[BEGIN]

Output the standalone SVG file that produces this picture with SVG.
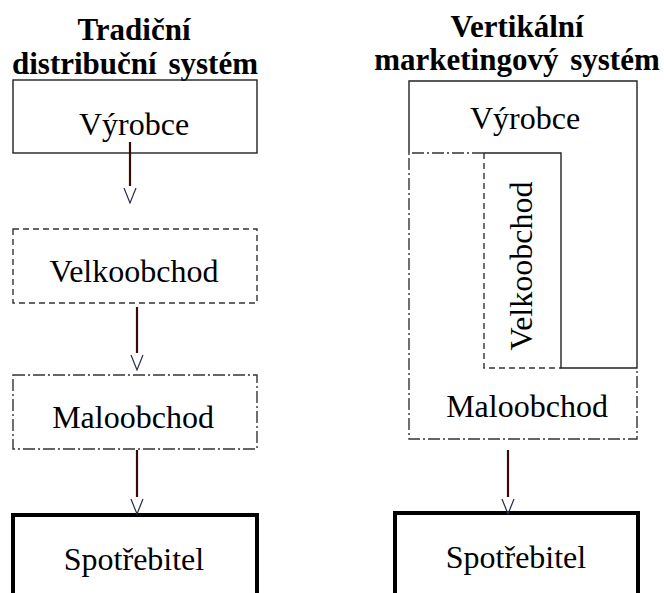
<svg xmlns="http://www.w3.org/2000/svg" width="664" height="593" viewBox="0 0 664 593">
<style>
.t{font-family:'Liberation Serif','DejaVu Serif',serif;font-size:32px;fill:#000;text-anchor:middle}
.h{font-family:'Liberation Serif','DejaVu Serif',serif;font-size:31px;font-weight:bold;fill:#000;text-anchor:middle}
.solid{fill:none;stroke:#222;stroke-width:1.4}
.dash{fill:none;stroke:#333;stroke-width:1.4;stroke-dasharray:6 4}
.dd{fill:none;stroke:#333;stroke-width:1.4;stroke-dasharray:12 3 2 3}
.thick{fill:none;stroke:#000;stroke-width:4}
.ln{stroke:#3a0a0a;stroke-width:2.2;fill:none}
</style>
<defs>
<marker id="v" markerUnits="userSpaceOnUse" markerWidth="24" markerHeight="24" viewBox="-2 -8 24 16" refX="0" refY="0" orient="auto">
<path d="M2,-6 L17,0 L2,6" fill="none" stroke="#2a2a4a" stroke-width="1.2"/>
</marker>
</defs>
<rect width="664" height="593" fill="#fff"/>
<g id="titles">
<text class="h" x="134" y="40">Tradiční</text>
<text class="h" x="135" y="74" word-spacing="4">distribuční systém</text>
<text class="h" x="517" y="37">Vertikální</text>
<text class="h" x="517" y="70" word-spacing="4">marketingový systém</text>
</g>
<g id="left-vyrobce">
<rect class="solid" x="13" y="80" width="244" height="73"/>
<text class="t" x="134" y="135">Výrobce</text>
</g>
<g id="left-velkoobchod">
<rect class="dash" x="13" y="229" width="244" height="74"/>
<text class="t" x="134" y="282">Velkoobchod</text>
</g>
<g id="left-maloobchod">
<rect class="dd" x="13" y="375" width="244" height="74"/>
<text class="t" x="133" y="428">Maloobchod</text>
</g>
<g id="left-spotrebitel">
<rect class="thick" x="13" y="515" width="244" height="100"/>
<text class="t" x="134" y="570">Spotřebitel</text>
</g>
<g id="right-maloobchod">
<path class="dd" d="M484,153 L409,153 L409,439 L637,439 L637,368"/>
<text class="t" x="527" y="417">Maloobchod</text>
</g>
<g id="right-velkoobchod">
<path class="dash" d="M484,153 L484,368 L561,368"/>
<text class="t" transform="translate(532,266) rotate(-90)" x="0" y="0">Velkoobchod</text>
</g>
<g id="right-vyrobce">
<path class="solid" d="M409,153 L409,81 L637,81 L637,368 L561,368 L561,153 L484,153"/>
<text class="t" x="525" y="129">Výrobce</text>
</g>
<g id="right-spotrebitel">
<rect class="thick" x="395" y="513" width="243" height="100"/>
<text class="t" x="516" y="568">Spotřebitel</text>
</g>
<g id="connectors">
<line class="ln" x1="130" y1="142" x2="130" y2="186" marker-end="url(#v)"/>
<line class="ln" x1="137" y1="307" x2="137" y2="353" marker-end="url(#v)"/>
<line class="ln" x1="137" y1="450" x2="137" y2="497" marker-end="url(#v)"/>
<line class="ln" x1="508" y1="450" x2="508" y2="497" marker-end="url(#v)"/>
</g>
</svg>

[END]
[BEGIN]

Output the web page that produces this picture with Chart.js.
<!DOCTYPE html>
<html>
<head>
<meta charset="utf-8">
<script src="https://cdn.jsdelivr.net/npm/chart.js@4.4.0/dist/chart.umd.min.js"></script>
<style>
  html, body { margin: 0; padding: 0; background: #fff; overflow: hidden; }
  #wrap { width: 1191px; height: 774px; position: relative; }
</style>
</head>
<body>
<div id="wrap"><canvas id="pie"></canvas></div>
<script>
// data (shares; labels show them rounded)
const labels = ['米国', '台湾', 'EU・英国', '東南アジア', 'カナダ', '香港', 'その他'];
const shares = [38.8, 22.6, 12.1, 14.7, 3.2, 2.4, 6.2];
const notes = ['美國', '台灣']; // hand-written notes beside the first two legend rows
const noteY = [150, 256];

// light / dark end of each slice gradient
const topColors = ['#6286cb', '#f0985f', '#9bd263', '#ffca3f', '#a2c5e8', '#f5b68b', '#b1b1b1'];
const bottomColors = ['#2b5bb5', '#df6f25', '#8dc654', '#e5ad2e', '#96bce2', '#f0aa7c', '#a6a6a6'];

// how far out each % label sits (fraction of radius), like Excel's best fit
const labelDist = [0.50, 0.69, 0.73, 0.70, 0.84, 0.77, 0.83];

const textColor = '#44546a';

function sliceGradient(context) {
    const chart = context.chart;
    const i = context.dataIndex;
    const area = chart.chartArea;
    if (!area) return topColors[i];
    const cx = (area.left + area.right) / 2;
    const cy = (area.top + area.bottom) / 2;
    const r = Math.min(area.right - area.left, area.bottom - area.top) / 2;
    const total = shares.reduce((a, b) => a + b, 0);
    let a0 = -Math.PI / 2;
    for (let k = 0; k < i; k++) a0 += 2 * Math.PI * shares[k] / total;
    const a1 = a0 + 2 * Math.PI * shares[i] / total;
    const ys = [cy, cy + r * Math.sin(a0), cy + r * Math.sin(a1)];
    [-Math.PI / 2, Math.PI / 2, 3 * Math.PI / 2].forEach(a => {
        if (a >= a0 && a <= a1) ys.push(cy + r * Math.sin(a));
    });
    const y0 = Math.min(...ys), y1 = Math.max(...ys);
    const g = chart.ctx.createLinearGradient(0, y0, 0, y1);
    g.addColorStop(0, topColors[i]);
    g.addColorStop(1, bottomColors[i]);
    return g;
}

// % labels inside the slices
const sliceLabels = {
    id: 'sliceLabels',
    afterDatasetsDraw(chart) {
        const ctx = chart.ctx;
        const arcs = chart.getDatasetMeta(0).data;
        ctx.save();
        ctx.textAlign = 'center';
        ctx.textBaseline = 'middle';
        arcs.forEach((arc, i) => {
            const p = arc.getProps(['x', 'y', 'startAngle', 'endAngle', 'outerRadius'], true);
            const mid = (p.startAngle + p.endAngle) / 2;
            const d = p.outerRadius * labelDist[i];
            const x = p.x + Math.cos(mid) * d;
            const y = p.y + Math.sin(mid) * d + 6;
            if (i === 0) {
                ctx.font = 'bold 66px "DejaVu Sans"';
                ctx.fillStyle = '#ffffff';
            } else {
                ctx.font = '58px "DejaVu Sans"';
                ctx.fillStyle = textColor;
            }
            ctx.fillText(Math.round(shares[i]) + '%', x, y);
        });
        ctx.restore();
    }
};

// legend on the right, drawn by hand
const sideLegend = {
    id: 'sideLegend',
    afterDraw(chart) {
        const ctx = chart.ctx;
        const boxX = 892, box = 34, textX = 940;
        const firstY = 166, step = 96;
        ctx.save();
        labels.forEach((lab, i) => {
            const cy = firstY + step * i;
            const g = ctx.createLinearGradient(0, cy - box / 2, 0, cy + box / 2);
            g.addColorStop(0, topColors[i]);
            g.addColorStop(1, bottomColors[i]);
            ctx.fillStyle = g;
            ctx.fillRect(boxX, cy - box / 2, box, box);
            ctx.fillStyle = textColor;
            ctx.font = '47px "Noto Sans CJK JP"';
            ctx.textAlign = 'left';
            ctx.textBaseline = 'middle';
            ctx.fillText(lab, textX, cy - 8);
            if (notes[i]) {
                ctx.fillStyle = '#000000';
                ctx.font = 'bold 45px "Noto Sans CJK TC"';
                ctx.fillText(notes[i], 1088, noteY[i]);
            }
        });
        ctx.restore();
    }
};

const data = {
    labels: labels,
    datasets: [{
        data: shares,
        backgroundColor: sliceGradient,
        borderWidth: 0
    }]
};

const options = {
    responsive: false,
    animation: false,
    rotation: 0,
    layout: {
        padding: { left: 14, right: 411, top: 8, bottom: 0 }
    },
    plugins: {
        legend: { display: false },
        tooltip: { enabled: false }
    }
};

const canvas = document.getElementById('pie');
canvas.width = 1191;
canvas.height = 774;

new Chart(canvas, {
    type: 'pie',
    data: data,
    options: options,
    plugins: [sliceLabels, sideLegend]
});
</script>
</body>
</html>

[END]
[BEGIN]

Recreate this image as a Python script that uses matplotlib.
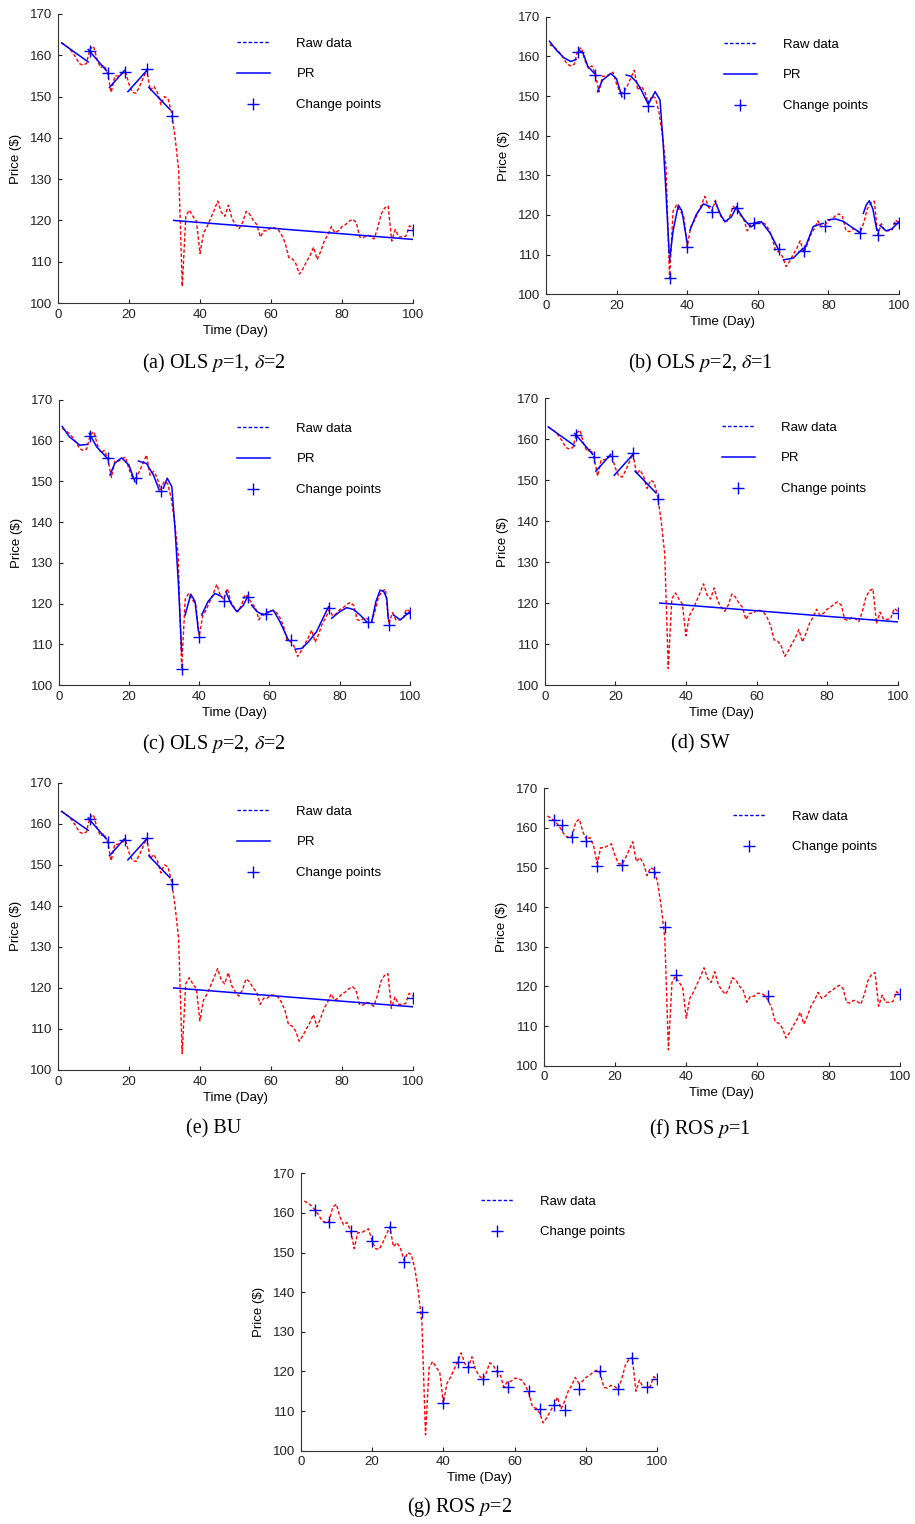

[END]

_Written request_
Return every line containing "picture".

_Output for this task_
Output the standalone SVG file that produces this picture with SVG.
Output the web page that produces this picture with Chart.js.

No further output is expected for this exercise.